Quantas vezes já não fomos questionados sobre qual é o contrário do amor? E, errônea e imediatamente, respondemos ser o ódio. Bem, isso já aconteceu inúmeras vezes comigo. Ouvi que o correto seria a “indiferença” e, hoje, comungo dessa opinião. O ódio, por pior que seja, diz ainda de uma humanidade existente… Sente-se algo (ainda que ruim) e, portanto, pode-se transformar ou canalizar esse sentimento em algo que seja benéfico.
O ódio diz de um ser humano ferido e decepcionado. Talvez, alguém que tenha depositado todas as forças e confiança no amor dos outros, esquecendo-se que qualquer pessoa é digna de erros e falhas. Às vezes, o ódio a uma causa, por exemplo, diz de um amor – ainda que doentio – a outra causa. Ou de uma tentativa – ainda que errada e desesperada – de ajudar um outro lado.
A indiferença não. Ela contraria o amor porque ela paralisa. Ela é o impedimento dos sentimentos. Ser tomado pela indiferença é ter os olhos vendados. Seria como passar por uma criança em situação de miséria e não se comover. Olhar pais que perdem um filho assassinado e não se compadecer. Ver uma mulher abusada e não rezar para que ela consiga passar por isso. É conformar-se com tudo, sob a premissa de que “Deus quis”, quando é Ele mesmo quem nos ordena: “Não vos conformeis com este mundo” (Rm 12,2).
A inconformidade diz de um amor que é ativo. Que dá visão espiritual sobre todas as coisas. O amor – o verdadeiro – permite que saiamos de nós mesmos. E isto nos coloca no princípio e fim da vida humana: configurar-se ao Cristo. Leva-nos a uma espiritualidade profunda e verdadeira.

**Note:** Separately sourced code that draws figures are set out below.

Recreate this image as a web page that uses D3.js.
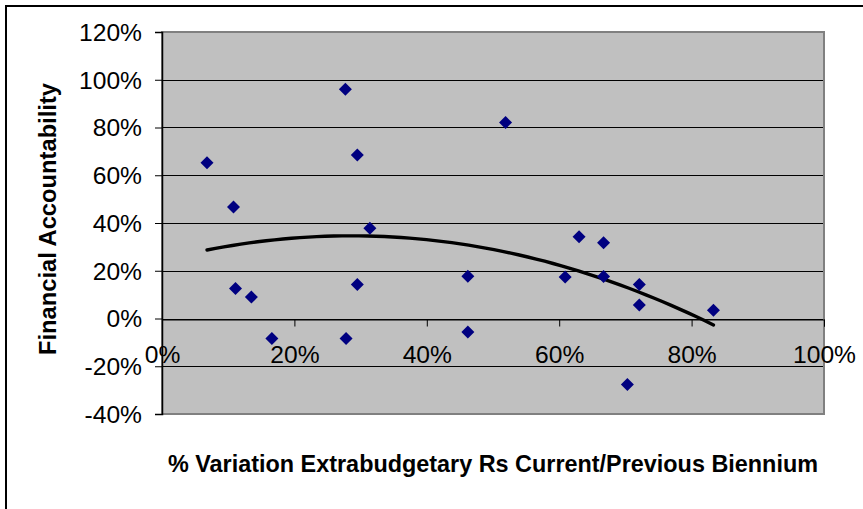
<!DOCTYPE html>
<html>
<head>
<meta charset="utf-8">
<script src="https://cdn.jsdelivr.net/npm/d3@7"></script>
<style>
  html, body { margin: 0; padding: 0; background: #ffffff; }
  svg { display: block; }
  text { font-family: "Liberation Sans", Arial, sans-serif; fill: #000; }
</style>
</head>
<body>
<svg id="chart" width="863" height="509"></svg>
<script>
// % variation of extrabudgetary resources (current vs previous biennium)
const variation = [0.068, 0.108, 0.111, 0.135, 0.166, 0.277, 0.278, 0.295, 0.295, 0.314,
                   0.462, 0.462, 0.519, 0.609, 0.630, 0.667, 0.667, 0.721, 0.721, 0.703, 0.833];
// Financial accountability score for each unit
const accountability = [0.652, 0.467, 0.126, 0.090, -0.084, 0.960, -0.084, 0.685, 0.142, 0.378,
                        0.177, -0.057, 0.821, 0.174, 0.342, 0.317, 0.176, 0.142, 0.057, -0.276, 0.035];

const xTicks = [0, 0.2, 0.4, 0.6, 0.8, 1.0];
const yTicks = [-0.4, -0.2, 0, 0.2, 0.4, 0.6, 0.8, 1.0, 1.2];
const xTitle = "% Variation Extrabudgetary Rs Current/Previous Biennium";
const yTitle = "Financial Accountability";

const svg = d3.select("#chart");

// chart frame (runs off the right and bottom edges)
svg.append("rect")
  .attr("x", 6).attr("y", 6).attr("width", 900).attr("height", 600)
  .attr("fill", "#fff").attr("stroke", "#000").attr("stroke-width", 2);

const x = d3.scaleLinear().domain([0, 1]).range([162, 824]);
const y = d3.scaleLinear().domain([-0.4, 1.2]).range([414, 32]);

const pct = d3.formatLocale({decimal: ".", thousands: ",", grouping: [3],
                             currency: ["", ""], minus: "-"}).format(".0%");

// widen tick labels slightly, as the chart font renders a little broad
function widen(sel, k) {
  sel.each(function () {
    const w = this.getComputedTextLength();
    d3.select(this).attr("textLength", w * k).attr("lengthAdjust", "spacingAndGlyphs");
  });
}

// plot area
svg.append("rect")
  .attr("x", x(0)).attr("y", y(1.2))
  .attr("width", x(1) - x(0)).attr("height", y(-0.4) - y(1.2))
  .attr("fill", "#c0c0c0");

// horizontal gridlines
svg.append("g").selectAll("line")
  .data(yTicks.filter(v => v > -0.4 && v < 1.2))
  .join("line")
  .attr("x1", x(0)).attr("x2", x(1))
  .attr("y1", d => Math.round(y(d)) + 0.5).attr("y2", d => Math.round(y(d)) + 0.5)
  .attr("stroke", "#000").attr("stroke-width", 1);

// plot area border
svg.append("rect")
  .attr("x", x(0)).attr("y", y(1.2))
  .attr("width", x(1) - x(0)).attr("height", y(-0.4) - y(1.2))
  .attr("fill", "none").attr("stroke", "#808080").attr("stroke-width", 2);

// y axis
const yAxis = svg.append("g")
  .attr("transform", `translate(${x(0)},0)`)
  .call(d3.axisLeft(y).tickValues(yTicks).tickFormat(pct).tickSize(7).tickPadding(13));
yAxis.select(".domain").attr("stroke", "#000").attr("stroke-width", 1.5);
yAxis.selectAll(".tick line").attr("stroke", "#000");
yAxis.selectAll(".tick text")
  .style("font-size", "23px").attr("dy", "0.36em")
  .call(widen, 1.07);

// x axis crossing at zero
const xAxis = svg.append("g")
  .attr("transform", `translate(0,${Math.round(y(0)) + 0.5})`)
  .call(d3.axisBottom(x).tickValues(xTicks).tickFormat(pct).tickSize(7).tickPadding(20));
xAxis.select(".domain").attr("stroke", "#000").attr("stroke-width", 1);
xAxis.selectAll(".tick line").attr("stroke", "#000");
xAxis.selectAll(".tick text")
  .style("font-size", "23px").attr("dy", "0.71em")
  .call(widen, 1.07);

// second-order polynomial trend (least squares)
function polyFit(xs, ys) {
  const n = xs.length;
  let s = [0, 0, 0, 0, 0], t = [0, 0, 0];
  for (let i = 0; i < n; i++) {
    const xi = xs[i], yi = ys[i];
    for (let k = 0; k < 5; k++) s[k] += Math.pow(xi, k);
    for (let k = 0; k < 3; k++) t[k] += yi * Math.pow(xi, k);
  }
  const A = [[s[0], s[1], s[2], t[0]], [s[1], s[2], s[3], t[1]], [s[2], s[3], s[4], t[2]]];
  for (let c = 0; c < 3; c++) {
    for (let r = c + 1; r < 3; r++) {
      const f = A[r][c] / A[c][c];
      for (let k = c; k < 4; k++) A[r][k] -= f * A[c][k];
    }
  }
  const b = [0, 0, 0];
  for (let r = 2; r >= 0; r--) {
    let v = A[r][3];
    for (let k = r + 1; k < 3; k++) v -= A[r][k] * b[k];
    b[r] = v / A[r][r];
  }
  return b;
}
const coef = polyFit(variation, accountability);
const xMin = d3.min(variation), xMax = d3.max(variation);
const trend = d3.range(0, 61).map(i => {
  const xv = xMin + (xMax - xMin) * i / 60;
  return [xv, coef[0] + coef[1] * xv + coef[2] * xv * xv];
});
svg.append("path")
  .datum(trend)
  .attr("fill", "none").attr("stroke", "#000").attr("stroke-width", 3.4)
  .attr("stroke-linecap", "round")
  .attr("d", d3.line().x(d => x(d[0])).y(d => y(d[1])));

// data markers
svg.append("g").selectAll("path")
  .data(variation.map((v, i) => [v, accountability[i]]))
  .join("path")
  .attr("transform", d => `translate(${x(d[0])},${y(d[1])})`)
  .attr("d", "M0,-6.5L6.5,0L0,6.5L-6.5,0Z")
  .attr("fill", "#000080");

// axis titles
svg.append("text")
  .attr("x", (x(0) + x(1)) / 2).attr("y", 472)
  .attr("text-anchor", "middle")
  .attr("textLength", 650).attr("lengthAdjust", "spacingAndGlyphs")
  .style("font-size", "24px").style("font-weight", "bold")
  .text(xTitle);

svg.append("text")
  .attr("transform", "translate(56,219) rotate(-90)")
  .attr("text-anchor", "middle")
  .attr("textLength", 272).attr("lengthAdjust", "spacingAndGlyphs")
  .style("font-size", "23px").style("font-weight", "bold")
  .text(yTitle);
</script>
</body>
</html>
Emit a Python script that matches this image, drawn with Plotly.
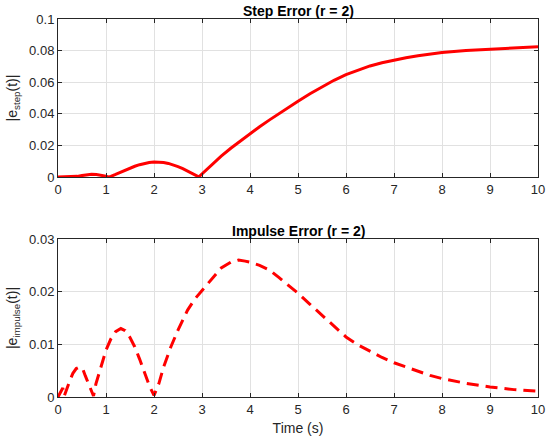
import plotly.graph_objects as go

# Step error |e_step(t)|
t_step = [0, 0.1, 0.2, 0.3, 0.4, 0.5, 0.6, 0.7, 0.8, 0.9, 1.0, 1.05, 1.1, 1.2, 1.3, 1.4, 1.5,
          1.6, 1.7, 1.8, 1.9, 2.0, 2.1, 2.2, 2.3, 2.4, 2.5, 2.6, 2.7, 2.8, 2.9, 2.93,
          3.0, 3.2, 3.4, 3.6, 3.8, 4.0, 4.2, 4.4, 4.6, 4.8, 5.0, 5.25, 5.5, 5.75, 6.0,
          6.25, 6.5, 6.75, 7.0, 7.25, 7.5, 7.75, 8.0, 8.5, 9.0, 9.5, 10.0]
e_step = [0.0, 0.0001, 0.0001, 0.0001, 0.0004, 0.0009, 0.0014, 0.0017, 0.0016, 0.0012, 0.0005, 0.0001, 0.0004, 0.0016, 0.0030, 0.0044, 0.0057,
          0.0068, 0.0078, 0.0086, 0.0092, 0.0095, 0.0095, 0.0092, 0.0086, 0.0077, 0.0066, 0.0053, 0.0039, 0.0024, 0.0006, 0.0,
          0.0020, 0.0078, 0.0132, 0.0182, 0.0229, 0.0274, 0.0318, 0.0360, 0.0401, 0.0441, 0.0480, 0.0527, 0.0571, 0.0612, 0.0648,
          0.0678, 0.0703, 0.0723, 0.0740, 0.0755, 0.0768, 0.0779, 0.0788, 0.0801, 0.0810, 0.0818, 0.0824]

# Impulse error |e_impulse(t)|
t_imp = [0, 0.05, 0.1, 0.13, 0.16, 0.25, 0.31, 0.38, 0.45, 0.52, 0.57, 0.67, 0.74, 0.79, 0.9, 1.0,
         1.1, 1.2, 1.31, 1.4, 1.5, 1.6, 1.7, 1.8, 1.9, 2.0, 2.1, 2.2, 2.35, 2.5, 2.7, 2.85, 3.0,
         3.2, 3.4, 3.6, 3.76, 3.9, 4.0, 4.2, 4.41, 4.6, 4.8, 5.0, 5.25, 5.5, 5.75, 6.0,
         6.25, 6.5, 6.75, 7.0, 7.25, 7.5, 7.75, 8.0, 8.5, 9.0, 9.5, 10.0]
e_imp = [0.0, 0.0010, 0.0017, 0.0002, 0.0010, 0.0032, 0.0045, 0.0054, 0.0057, 0.0052, 0.0040, 0.0018, 0.0002, 0.0025, 0.0060, 0.0089,
         0.0110, 0.0124, 0.0130, 0.0126, 0.0113, 0.0095, 0.0072, 0.0045, 0.0022, 0.0003, 0.0025, 0.0057, 0.0095, 0.0127, 0.0165, 0.0186, 0.0202,
         0.0225, 0.0245, 0.0256, 0.0260, 0.0258, 0.0256, 0.0250, 0.0241, 0.0227, 0.0212, 0.0197, 0.0176, 0.0155, 0.0134, 0.0114,
         0.0099, 0.0087, 0.0075, 0.0065, 0.0057, 0.0048, 0.0041, 0.0035, 0.0026, 0.0019, 0.0014, 0.0011]

x_ticks = list(range(0, 11))
y_ticks_step = [0, 0.02, 0.04, 0.06, 0.08, 0.1]
y_tick_labels_step = ["0", "0.02", "0.04", "0.06", "0.08", "0.1"]
y_ticks_imp = [0, 0.01, 0.02, 0.03]
y_tick_labels_imp = ["0", "0.01", "0.02", "0.03"]

font_family = "Liberation Sans, Arial, sans-serif"
axis_color = "#262626"
grid_color = "#e1e1e1"

fig = go.Figure()
fig.add_trace(go.Scatter(x=t_step, y=e_step, mode="lines",
                         line=dict(color="#ff0000", width=3), xaxis="x", yaxis="y",
                         showlegend=False))
fig.add_trace(go.Scatter(x=t_imp, y=e_imp, mode="lines",
                         line=dict(color="#ff0000", width=3, dash="12px,7px"), xaxis="x2", yaxis="y2",
                         showlegend=False))

common_x = dict(range=[0, 10], tickvals=x_ticks, ticks="inside", ticklen=4, tickcolor=axis_color,
                showline=True, linecolor=axis_color, linewidth=1, mirror="allticks",
                showgrid=True, gridcolor=grid_color, gridwidth=1, zeroline=False, automargin=False,
                tickfont=dict(size=13, color=axis_color, family=font_family))
common_y = dict(ticks="inside", ticklen=4, tickcolor=axis_color,
                showline=True, linecolor=axis_color, linewidth=1, mirror="allticks",
                showgrid=True, gridcolor=grid_color, gridwidth=1, zeroline=False, automargin=False,
                tickfont=dict(size=13, color=axis_color, family=font_family))

fig.update_layout(
    width=550, height=442,
    margin=dict(l=58, r=12, t=19, b=45),
    paper_bgcolor="white", plot_bgcolor="white",
    font=dict(family=font_family, color=axis_color),
    xaxis=dict(domain=[0, 1], anchor="y", **common_x),
    yaxis=dict(domain=[0.582, 1], anchor="x", range=[0, 0.1], tickvals=y_ticks_step,
               ticktext=y_tick_labels_step,
               title=dict(text="|e<sub>step</sub>(t)|", font=dict(size=14, color=axis_color), standoff=8),
               **common_y),
    xaxis2=dict(domain=[0, 1], anchor="y2",
                title=dict(text="Time (s)", font=dict(size=14, color=axis_color), standoff=7),
                **common_x),
    yaxis2=dict(domain=[0, 0.418], anchor="x2", range=[0, 0.03], tickvals=y_ticks_imp,
                ticktext=y_tick_labels_imp,
                title=dict(text="|e<sub>impulse</sub>(t)|", font=dict(size=14, color=axis_color), standoff=8),
                **common_y),
    annotations=[
        dict(text="<b>Step Error (r = 2)</b>", x=0.5, y=1, xref="paper", yref="paper",
             xanchor="center", yanchor="bottom", showarrow=False, yshift=-2,
             font=dict(size=14, color="black", family=font_family)),
        dict(text="<b>Impulse Error (r = 2)</b>", x=0.5, y=0.418, xref="paper", yref="paper",
             xanchor="center", yanchor="bottom", showarrow=False, yshift=-2,
             font=dict(size=14, color="black", family=font_family)),
    ],
)

fig.write_html("out.html", config={"displayModeBar": False},
               post_script="document.body.style.margin='0';document.body.style.overflow='hidden';")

Neste mesmo âmbito espiritual, a indiferença é o escurecer dos caminhos a serem seguidos. Se não sinto ofender a Deus, jamais alcançarei o dom de temê-Lo. Se sou indiferente à Sua presença, nunca vou ao Seu encontro. Se sou indiferente ao Seu Corpo, por que iria à missa? Se sou indiferente ao pecado, por que não me deleitar nos meus prazeres e vontades? A indiferença que mata a si mesmo e ao próximo.
Nos tempos em que vivemos de tantas dores e perdas, se nos deixarmos tomar pela indiferença, perderemos a nossa própria essência: sermos gente! Pessoas que sentem, que se compadecem, que choram juntas, que rezam juntas. Se nós nos esquecermos de quem somos, andaremos como cegos.
A única indiferença positiva – se é que posso escrever desta forma – é a descrita pelo meu amado Santo Inácio de Loyola. A “Indiferença Ativa” não é falta de amor ou insensibilidade. É um amor ordenado, livre de todas as nossas paixões desordenadas quanto as coisas criadas, para em tudo fazermos a vontade de Deus.
Rezemos para que não sejamos cegos. Para que nossos corações jamais sejam tomados pela indiferença, de tal forma que o nosso exemplo possa retirar as vendas dos olhos dos que ainda precisam ser alcançados pelo amor salvífico e transformador de Cristo.